_GIVEN REQUEST_
Copy out exactly the lines spanning the line with "Output the Python" to the line with "mew=1.1, color='#8DB4E2', zorder=6)", inclusive, from the data underneath, with no pictures.
** START TASK INPUT **
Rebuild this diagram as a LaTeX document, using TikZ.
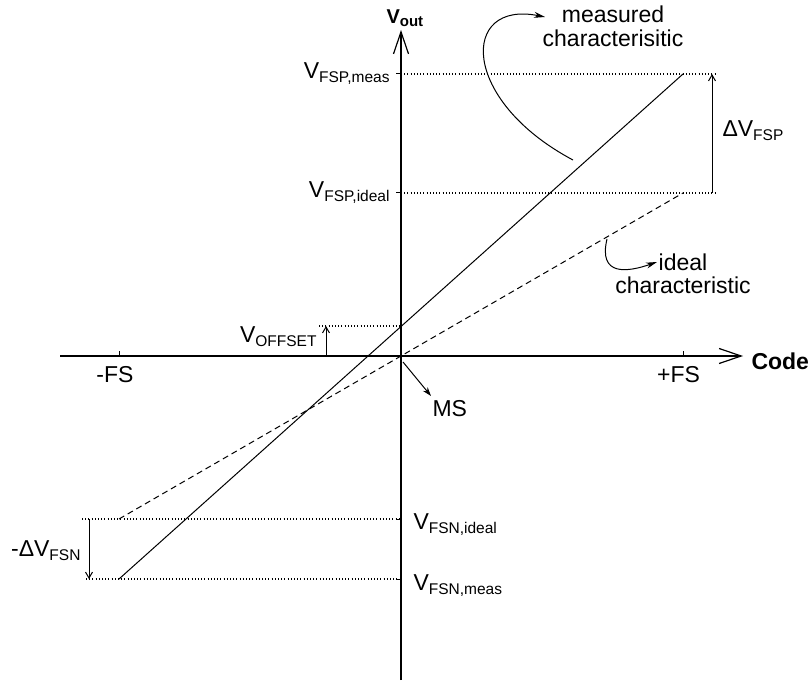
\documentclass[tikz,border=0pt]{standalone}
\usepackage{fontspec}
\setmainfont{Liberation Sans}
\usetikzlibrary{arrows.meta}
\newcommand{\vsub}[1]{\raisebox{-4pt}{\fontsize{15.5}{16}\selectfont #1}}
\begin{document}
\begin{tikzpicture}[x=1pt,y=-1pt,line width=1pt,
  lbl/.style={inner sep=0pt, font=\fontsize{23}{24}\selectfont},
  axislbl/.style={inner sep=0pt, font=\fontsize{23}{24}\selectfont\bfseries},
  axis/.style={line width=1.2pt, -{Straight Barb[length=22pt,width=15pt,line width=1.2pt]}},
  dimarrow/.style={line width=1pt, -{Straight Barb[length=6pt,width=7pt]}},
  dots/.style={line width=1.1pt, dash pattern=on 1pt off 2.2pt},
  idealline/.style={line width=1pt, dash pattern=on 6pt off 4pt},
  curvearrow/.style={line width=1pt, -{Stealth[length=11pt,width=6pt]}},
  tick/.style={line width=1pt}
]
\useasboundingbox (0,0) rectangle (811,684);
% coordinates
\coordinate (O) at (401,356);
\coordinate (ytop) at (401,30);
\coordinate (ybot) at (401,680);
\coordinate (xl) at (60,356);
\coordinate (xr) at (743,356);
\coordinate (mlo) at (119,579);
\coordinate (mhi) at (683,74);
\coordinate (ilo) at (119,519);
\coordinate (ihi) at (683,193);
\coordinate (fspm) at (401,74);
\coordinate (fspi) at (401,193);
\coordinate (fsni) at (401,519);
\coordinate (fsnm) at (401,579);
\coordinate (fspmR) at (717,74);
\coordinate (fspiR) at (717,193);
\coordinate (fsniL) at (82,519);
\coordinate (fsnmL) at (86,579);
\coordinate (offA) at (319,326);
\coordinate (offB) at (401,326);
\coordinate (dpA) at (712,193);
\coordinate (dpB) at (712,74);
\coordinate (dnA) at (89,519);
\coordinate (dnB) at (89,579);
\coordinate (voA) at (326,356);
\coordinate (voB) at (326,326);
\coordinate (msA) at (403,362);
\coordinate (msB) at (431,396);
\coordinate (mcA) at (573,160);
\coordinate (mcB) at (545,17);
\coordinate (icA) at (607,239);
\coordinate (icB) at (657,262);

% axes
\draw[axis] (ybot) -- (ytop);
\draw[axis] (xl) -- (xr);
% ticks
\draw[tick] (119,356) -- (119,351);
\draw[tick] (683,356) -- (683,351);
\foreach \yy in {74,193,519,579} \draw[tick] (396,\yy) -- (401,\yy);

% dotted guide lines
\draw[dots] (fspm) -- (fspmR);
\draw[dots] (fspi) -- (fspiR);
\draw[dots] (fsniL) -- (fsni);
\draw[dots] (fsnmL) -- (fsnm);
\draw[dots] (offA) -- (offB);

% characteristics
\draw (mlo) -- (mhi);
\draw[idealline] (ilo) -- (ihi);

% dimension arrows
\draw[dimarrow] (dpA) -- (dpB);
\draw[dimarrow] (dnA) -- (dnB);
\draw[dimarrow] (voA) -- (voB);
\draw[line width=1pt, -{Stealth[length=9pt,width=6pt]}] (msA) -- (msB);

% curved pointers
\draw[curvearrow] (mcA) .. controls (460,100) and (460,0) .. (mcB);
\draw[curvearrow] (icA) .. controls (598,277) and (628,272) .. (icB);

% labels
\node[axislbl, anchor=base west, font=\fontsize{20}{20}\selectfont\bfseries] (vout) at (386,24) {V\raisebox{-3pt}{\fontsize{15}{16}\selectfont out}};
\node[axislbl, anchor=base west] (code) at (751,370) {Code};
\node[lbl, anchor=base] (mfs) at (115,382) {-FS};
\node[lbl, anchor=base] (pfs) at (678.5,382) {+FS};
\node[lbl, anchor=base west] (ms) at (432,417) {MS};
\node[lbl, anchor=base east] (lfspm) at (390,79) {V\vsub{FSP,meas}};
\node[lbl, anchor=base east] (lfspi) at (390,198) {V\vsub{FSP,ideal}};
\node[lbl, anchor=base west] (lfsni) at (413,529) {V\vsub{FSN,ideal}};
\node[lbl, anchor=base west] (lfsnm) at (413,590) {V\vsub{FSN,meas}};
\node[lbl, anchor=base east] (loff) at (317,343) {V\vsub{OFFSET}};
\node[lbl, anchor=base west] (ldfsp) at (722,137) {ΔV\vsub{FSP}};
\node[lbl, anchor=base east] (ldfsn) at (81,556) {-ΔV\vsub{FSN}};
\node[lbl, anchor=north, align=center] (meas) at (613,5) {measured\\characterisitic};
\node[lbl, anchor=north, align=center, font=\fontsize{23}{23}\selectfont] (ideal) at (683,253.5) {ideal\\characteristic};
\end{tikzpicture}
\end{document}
** END TASK INPUT **
** START TASK INPUT **
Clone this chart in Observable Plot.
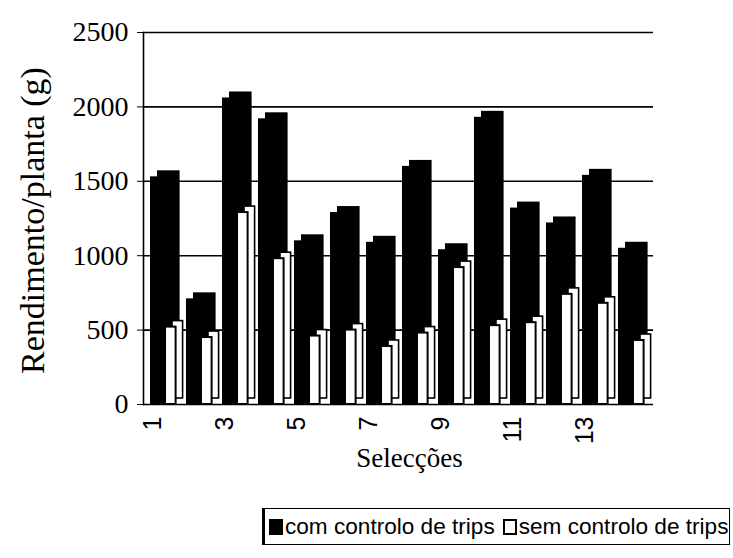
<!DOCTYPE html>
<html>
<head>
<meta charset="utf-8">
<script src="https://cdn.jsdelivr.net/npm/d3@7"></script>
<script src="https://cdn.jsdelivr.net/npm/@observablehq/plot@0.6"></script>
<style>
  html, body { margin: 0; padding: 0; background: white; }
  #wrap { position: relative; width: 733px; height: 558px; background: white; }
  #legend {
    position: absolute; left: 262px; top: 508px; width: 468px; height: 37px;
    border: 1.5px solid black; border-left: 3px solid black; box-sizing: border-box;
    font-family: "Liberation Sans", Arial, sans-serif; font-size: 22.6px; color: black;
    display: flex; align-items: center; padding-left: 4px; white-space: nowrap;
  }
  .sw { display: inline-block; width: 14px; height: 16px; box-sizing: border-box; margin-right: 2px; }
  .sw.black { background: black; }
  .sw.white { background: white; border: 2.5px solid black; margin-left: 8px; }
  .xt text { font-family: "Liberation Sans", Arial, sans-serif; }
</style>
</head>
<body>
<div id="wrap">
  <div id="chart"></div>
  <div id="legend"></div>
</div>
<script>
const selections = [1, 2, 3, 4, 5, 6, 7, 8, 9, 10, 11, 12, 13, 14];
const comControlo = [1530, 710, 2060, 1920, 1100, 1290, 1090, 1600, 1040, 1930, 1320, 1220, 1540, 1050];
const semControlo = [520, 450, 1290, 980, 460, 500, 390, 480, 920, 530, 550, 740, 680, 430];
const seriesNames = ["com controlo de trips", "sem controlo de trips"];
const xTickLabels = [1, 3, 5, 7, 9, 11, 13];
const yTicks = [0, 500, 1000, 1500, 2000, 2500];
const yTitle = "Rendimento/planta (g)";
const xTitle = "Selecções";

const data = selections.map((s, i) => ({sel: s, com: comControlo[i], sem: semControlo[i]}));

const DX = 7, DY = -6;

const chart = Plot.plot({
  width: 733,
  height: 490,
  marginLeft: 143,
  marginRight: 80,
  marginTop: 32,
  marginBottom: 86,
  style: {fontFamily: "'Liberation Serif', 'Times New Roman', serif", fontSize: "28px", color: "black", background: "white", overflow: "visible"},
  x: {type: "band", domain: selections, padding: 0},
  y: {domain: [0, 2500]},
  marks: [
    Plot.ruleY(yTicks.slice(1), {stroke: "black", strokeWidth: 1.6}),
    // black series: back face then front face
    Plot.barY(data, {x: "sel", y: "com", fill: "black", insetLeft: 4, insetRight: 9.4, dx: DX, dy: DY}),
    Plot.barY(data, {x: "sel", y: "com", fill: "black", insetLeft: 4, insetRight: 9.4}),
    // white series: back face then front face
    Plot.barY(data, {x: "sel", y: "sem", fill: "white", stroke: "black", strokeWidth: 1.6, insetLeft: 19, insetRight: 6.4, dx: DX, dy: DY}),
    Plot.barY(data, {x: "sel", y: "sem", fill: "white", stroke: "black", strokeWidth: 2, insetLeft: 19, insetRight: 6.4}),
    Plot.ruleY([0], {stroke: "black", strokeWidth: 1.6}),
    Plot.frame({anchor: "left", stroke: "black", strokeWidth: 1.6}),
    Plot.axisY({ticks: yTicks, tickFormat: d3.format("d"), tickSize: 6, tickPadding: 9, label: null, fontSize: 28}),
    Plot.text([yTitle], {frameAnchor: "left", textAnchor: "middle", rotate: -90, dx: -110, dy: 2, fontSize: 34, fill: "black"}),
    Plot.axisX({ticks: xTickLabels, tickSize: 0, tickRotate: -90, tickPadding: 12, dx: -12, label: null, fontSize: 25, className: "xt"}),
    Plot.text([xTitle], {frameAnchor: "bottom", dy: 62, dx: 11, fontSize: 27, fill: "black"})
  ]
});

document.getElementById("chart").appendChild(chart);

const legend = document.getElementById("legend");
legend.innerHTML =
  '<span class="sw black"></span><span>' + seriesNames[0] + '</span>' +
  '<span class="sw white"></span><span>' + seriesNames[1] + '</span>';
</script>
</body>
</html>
** END TASK INPUT **
** START TASK INPUT **
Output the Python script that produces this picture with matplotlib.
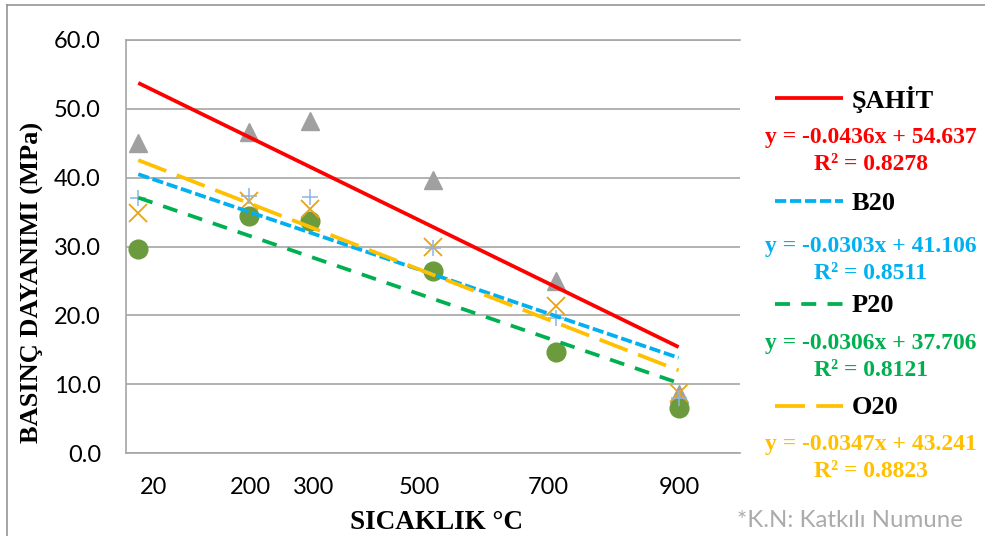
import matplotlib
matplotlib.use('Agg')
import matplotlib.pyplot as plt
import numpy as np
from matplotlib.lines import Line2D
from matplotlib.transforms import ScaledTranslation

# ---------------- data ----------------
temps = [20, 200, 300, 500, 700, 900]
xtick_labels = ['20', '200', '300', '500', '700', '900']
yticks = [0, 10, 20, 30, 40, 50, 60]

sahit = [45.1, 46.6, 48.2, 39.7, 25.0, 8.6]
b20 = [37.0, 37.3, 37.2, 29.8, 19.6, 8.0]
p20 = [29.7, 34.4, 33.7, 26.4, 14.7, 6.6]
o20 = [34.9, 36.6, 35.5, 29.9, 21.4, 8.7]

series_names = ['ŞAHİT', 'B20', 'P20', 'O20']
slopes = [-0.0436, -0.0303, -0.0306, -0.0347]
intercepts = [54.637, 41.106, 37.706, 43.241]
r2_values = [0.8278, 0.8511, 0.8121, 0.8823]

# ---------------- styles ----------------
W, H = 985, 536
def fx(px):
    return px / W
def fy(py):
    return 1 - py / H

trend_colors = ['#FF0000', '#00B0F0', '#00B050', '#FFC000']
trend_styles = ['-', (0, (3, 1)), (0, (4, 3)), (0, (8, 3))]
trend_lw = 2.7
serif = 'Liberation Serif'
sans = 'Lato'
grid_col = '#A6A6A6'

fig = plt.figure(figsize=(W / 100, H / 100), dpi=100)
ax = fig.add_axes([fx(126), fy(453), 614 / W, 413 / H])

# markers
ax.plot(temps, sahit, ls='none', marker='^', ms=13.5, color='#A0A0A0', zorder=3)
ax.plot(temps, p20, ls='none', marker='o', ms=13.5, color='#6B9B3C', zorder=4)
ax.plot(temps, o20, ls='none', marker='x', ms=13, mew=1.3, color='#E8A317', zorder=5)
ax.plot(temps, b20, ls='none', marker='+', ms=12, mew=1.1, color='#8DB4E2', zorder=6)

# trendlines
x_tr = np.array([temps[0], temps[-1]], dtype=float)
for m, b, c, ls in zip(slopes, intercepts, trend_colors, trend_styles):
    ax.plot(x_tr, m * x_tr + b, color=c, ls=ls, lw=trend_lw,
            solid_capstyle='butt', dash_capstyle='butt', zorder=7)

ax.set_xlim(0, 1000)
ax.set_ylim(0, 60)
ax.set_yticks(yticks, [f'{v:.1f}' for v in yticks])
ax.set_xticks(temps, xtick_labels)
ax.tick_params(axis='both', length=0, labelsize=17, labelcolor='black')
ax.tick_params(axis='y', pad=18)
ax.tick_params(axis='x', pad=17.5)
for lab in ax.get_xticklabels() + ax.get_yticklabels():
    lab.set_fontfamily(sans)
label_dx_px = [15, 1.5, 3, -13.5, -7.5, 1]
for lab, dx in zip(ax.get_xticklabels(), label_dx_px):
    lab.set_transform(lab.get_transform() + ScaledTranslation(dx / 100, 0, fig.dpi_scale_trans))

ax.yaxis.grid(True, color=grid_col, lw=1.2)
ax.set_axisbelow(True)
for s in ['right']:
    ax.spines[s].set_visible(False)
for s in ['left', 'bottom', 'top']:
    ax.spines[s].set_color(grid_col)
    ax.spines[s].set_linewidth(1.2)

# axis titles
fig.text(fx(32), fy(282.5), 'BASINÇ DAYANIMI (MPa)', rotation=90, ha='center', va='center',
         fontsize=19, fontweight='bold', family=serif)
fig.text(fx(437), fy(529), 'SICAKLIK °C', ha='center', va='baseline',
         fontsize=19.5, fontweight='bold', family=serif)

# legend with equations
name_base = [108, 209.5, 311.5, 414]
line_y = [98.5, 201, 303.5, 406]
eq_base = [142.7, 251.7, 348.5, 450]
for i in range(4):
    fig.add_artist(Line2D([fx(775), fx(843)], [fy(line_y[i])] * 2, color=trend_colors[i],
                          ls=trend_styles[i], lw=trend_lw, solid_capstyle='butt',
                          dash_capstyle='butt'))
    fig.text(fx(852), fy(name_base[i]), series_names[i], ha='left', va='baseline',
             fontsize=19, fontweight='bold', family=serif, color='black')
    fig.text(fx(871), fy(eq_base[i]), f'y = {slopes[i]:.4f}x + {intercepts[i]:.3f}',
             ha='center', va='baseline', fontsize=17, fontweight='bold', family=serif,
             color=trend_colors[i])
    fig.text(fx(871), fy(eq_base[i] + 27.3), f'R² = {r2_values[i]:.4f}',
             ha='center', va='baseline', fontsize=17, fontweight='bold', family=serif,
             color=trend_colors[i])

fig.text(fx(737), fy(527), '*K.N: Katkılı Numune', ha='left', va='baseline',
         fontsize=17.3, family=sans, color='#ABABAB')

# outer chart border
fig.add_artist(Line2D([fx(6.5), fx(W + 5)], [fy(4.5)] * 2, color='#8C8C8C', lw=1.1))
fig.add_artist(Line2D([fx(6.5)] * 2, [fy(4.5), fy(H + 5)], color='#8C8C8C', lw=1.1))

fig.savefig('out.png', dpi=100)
** END TASK INPUT **
_OUTPUT OF THE EXERCISE_
Output the Python script that produces this picture with matplotlib.
import matplotlib
matplotlib.use('Agg')
import matplotlib.pyplot as plt
import numpy as np
from matplotlib.lines import Line2D
from matplotlib.transforms import ScaledTranslation

# ---------------- data ----------------
temps = [20, 200, 300, 500, 700, 900]
xtick_labels = ['20', '200', '300', '500', '700', '900']
yticks = [0, 10, 20, 30, 40, 50, 60]

sahit = [45.1, 46.6, 48.2, 39.7, 25.0, 8.6]
b20 = [37.0, 37.3, 37.2, 29.8, 19.6, 8.0]
p20 = [29.7, 34.4, 33.7, 26.4, 14.7, 6.6]
o20 = [34.9, 36.6, 35.5, 29.9, 21.4, 8.7]

series_names = ['ŞAHİT', 'B20', 'P20', 'O20']
slopes = [-0.0436, -0.0303, -0.0306, -0.0347]
intercepts = [54.637, 41.106, 37.706, 43.241]
r2_values = [0.8278, 0.8511, 0.8121, 0.8823]

# ---------------- styles ----------------
W, H = 985, 536
def fx(px):
    return px / W
def fy(py):
    return 1 - py / H

trend_colors = ['#FF0000', '#00B0F0', '#00B050', '#FFC000']
trend_styles = ['-', (0, (3, 1)), (0, (4, 3)), (0, (8, 3))]
trend_lw = 2.7
serif = 'Liberation Serif'
sans = 'Lato'
grid_col = '#A6A6A6'

fig = plt.figure(figsize=(W / 100, H / 100), dpi=100)
ax = fig.add_axes([fx(126), fy(453), 614 / W, 413 / H])

# markers
ax.plot(temps, sahit, ls='none', marker='^', ms=13.5, color='#A0A0A0', zorder=3)
ax.plot(temps, p20, ls='none', marker='o', ms=13.5, color='#6B9B3C', zorder=4)
ax.plot(temps, o20, ls='none', marker='x', ms=13, mew=1.3, color='#E8A317', zorder=5)
ax.plot(temps, b20, ls='none', marker='+', ms=12, mew=1.1, color='#8DB4E2', zorder=6)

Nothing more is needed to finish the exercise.